Could you help me understand when (and why) NA != NA in Hail? This came up in a discussion with a user, where a table join was conducted, and yielded no NA matches from the joined-on column.
This may be to follow numpy/pandas behavior, but seems pretty confusing, as NaN != NaN is IEEE standard, while None != None is a numpy/pandas change from Python’s handling. Since Python is the closest user-facing interface, this seems magical.
In [1]: import pandas as pd
In [2]: A = pd.Series(['a', None, 2])
In [3]: B = pd.Series(['a', None, 2])
In [4]: all(A == B)
Out[4]: False
In [5]: all(lambda a, b: a == b for a, b in zip(A, B))
Out[5]: True
In [5]: all(A.values == B.values)
Out[5]: True
In [6]: all(lambda a, b: a == b for a, b in zip(A.values, B.values))
Out[6]: True
Could you help me understand when (and why) NA != NA in Hail
This is a really hard point to get right. I’ll do my best to list missingness treatment in various places.

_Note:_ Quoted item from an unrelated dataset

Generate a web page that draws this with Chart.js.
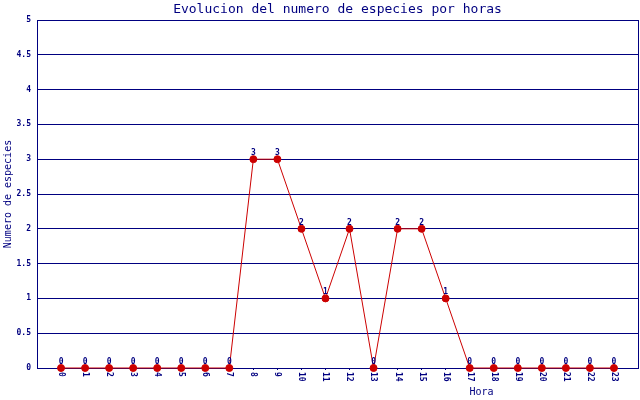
<!DOCTYPE html>
<html><head><meta charset="utf-8">
<script src="https://cdn.jsdelivr.net/npm/chart.js@4/dist/chart.umd.min.js"></script>
<style>html,body{margin:0;padding:0;background:#fff}</style>
</head><body>
<canvas id="c" width="640" height="400"></canvas>
<script>
const hours = [0,1,2,3,4,5,6,7,8,9,10,11,12,13,14,15,16,17,18,19,20,21,22,23];
const species = [0,0,0,0,0,0,0,0,3,3,2,1,2,0,2,2,1,0,0,0,0,0,0,0];
const titleText = 'Evolucion del numero de especies por horas';
const xTitle = 'Hora';
const yTitle = 'Numero de especies';

const NAVY = '#000080';
const RED = '#cc0000';
const MONO = '"DejaVu Sans Mono", "Liberation Mono", monospace';

const valueLabels = {
  id: 'valueLabels',
  afterDatasetsDraw(chart) {
    const ctx = chart.ctx;
    const meta = chart.getDatasetMeta(0);
    ctx.save();
    ctx.font = 'bold 8px ' + MONO;
    ctx.fillStyle = NAVY;
    ctx.textAlign = 'center';
    ctx.textBaseline = 'bottom';
    meta.data.forEach((pt, i) => {
      ctx.fillText(String(species[i]), pt.x, pt.y - 2);
    });
    ctx.restore();
  }
};
const rightFrame = {
  id: 'rightFrame',
  afterDraw(chart) {
    const a = chart.chartArea, ctx = chart.ctx;
    ctx.save();
    ctx.strokeStyle = NAVY; ctx.lineWidth = 1;
    ctx.beginPath();
    const x = Math.round(a.right) + 0.5;
    ctx.moveTo(x, a.top); ctx.lineTo(x, a.bottom);
    ctx.stroke();
    ctx.restore();
  }
};

new Chart(document.getElementById('c'), {
  type: 'line',
  data: {
    datasets: [{
      data: hours.map((h, i) => ({x: h, y: species[i]})),
      borderColor: RED,
      backgroundColor: RED,
      borderWidth: 1,
      pointRadius: 3.5,
      pointBackgroundColor: RED,
      pointBorderColor: RED,
      pointBorderWidth: 1,
      tension: 0,
      clip: false
    }]
  },
  options: {
    responsive: false,
    animation: false,
    layout: {autoPadding: false, padding: {left: 0, right: 2, top: 0, bottom: 0}},
    plugins: {
      legend: {display: false},
      tooltip: {enabled: false},
      title: {
        display: true, text: titleText, color: NAVY, fullSize: false,
        font: {family: MONO, size: 13, weight: 'normal'},
        padding: {top: 2, bottom: 2.4}
      }
    },
    scales: {
      x: {
        type: 'linear', min: -1, max: 24,
        afterFit: (s) => {
          s.height = 32;
          s.paddingLeft = 0; s.paddingRight = 0;
          s._getXAxisLabelAlignment = () => 'left';
        },
        ticks: {
          stepSize: 1, autoSkip: false, minRotation: -90, maxRotation: -90,
          color: NAVY, font: {family: MONO, size: 8, weight: 'bold'}, padding: 2,
          callback: (v) => (v >= 0 && v <= 23 ? String(v) : '')
        },
        grid: {
          drawOnChartArea: false, drawTicks: true, tickLength: 2,
          color: (c) => (c.tick && c.tick.value >= 0 && c.tick.value <= 23 ? NAVY : 'rgba(0,0,0,0)')
        },
        border: {display: true, color: NAVY},
        title: {
          display: true, text: xTitle + ' '.repeat(24), align: 'end', color: NAVY,
          font: {family: MONO, size: 10}, padding: {top: 0, bottom: 2}
        }
      },
      y: {
        min: 0, max: 5,
        afterFit: (s) => { s.width = 37; },
        ticks: {
          stepSize: 0.5, color: NAVY, padding: 6,
          font: {family: MONO, size: 8, weight: 'bold'},
          callback: (v) => String(v)
        },
        grid: {color: NAVY, lineWidth: 1, drawTicks: false},
        border: {display: true, color: NAVY},
        title: {
          display: true, text: yTitle, color: NAVY,
          font: {family: MONO, size: 10}, padding: {top: 2, bottom: 0}
        }
      }
    }
  },
  plugins: [valueLabels, rightFrame]
});
</script>
</body></html>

In Hail expressions, NA == NA => NA and NaN == NaN => False. Top-level missingness always bubbles up, with only a few operations able to circumvent that rule: hl.is_defined, hl.is_missing, as well as short-circuiting in | and &. Note that in the current system, comparisons of nested objects will treat nested missingness as equal:
In [7]: hl.eval(hl.null('int') == hl.null('int'))
<None>
In [8]: hl.eval(hl.float('nan') == hl.float('nan'))
Out[8]: False
You could easily argue that this is a bug:
In [11]: hl.eval(hl.array([hl.null('int')]) == hl.array([hl.null('int')]))
Out[11]: True
In joins, NA == NA => no match and NaN == NaN => no match.
In [1]: ht = hl.utils.range_table(2).key_by(x = hl.null('int'), y = hl.float('nan'))
In [3]: ht.join(ht, 'outer').show()
+-------+---------+-------+-------+
| x | y | idx | idx_1 |
+-------+---------+-------+-------+
| int32 | float64 | int32 | int32 |
+-------+---------+-------+-------+
| NA | NaN | 0 | NA |
| NA | NaN | 1 | NA |
| NA | NaN | NA | 0 |
| NA | NaN | NA | 1 |
+-------+---------+-------+-------+
In some other operations that use table keys, NA == NA => True and NaN == NaN => True:
In [19]: ht = hl.utils.range_table(2).key_by(x = hl.null('int'), y = hl.float('nan'))
In [20]: ht.show()
+-------+-------+---------+
| idx | x | y |
+-------+-------+---------+
| int32 | int32 | float64 |
+-------+-------+---------+
| 0 | NA | NaN |
| 1 | NA | NaN |
+-------+-------+---------+
In [21]: ht.distinct().show()
+-------+-------+---------+
| idx | x | y |
+-------+-------+---------+
| int32 | int32 | float64 |
+-------+-------+---------+
| 0 | NA | NaN |
+-------+-------+---------+
NA == NA and NaN != NaN both sound perfectly correct, and evaluating objects of the same shape / value as equal also seems right.
The user’s query joined on a field that was occasionally missing. In those cases, the join, which was a left join, failed to return the right operand’s row in which the joined-on key was NA in both the left and right operands.
So, x.key = NA y.key = NA, join failed to return y. Is that expected behavior when x.key and y.key are int (or in any other case)? I assumed this was due to numpy-like silent conversion to NaN.
You could easily argue that this [lists of NAs comparing equal] is a bug
I improved some comparisons (<, etc.) recently, but related to NaNs, not missingness. We now have:
>>> a = hl.array([hl.float('nan')])
>>> hl.eval(a == a)
False
I agree, although (1) this will be another behavior change, and (2) this will require making ExtendedOrdering return java.lang.Boolean instead of Boolean (and the analogous change for the C++ and CodeOrdering comparisons).
NA == NA sound[s] perfectly correct
This is not the path we’ve taken so far. We think of NA not as a value, but as a value we don’t know. So comparing two unknown values shouldn’t be True, it should also be unknown. While this diverges from the Python’s behavior with respect to None (and one might argue our NA shouldn’t be converted into Python None), it does match SQL and R, for example:
$ R
> NA == NA
[1] NA
and the join behavior you’re seeing is the standard SQL join behavior.
In some other operations that use table keys, NA == NA => True and NaN == NaN => True
How did this come about? There are two sets of comparisons: the normal <, <=, etc. that are not a total comparison (e.g. NaN compares false with everything) and a total comparison on every type (implemented via compare: Int). To reliably order tables, we need to use the total comparison. That then got used for various operations like distinct.
I’d think this is a bug, but surprisingly, SQL SELECT DISTINCT matches our current behavior (NAs are equal).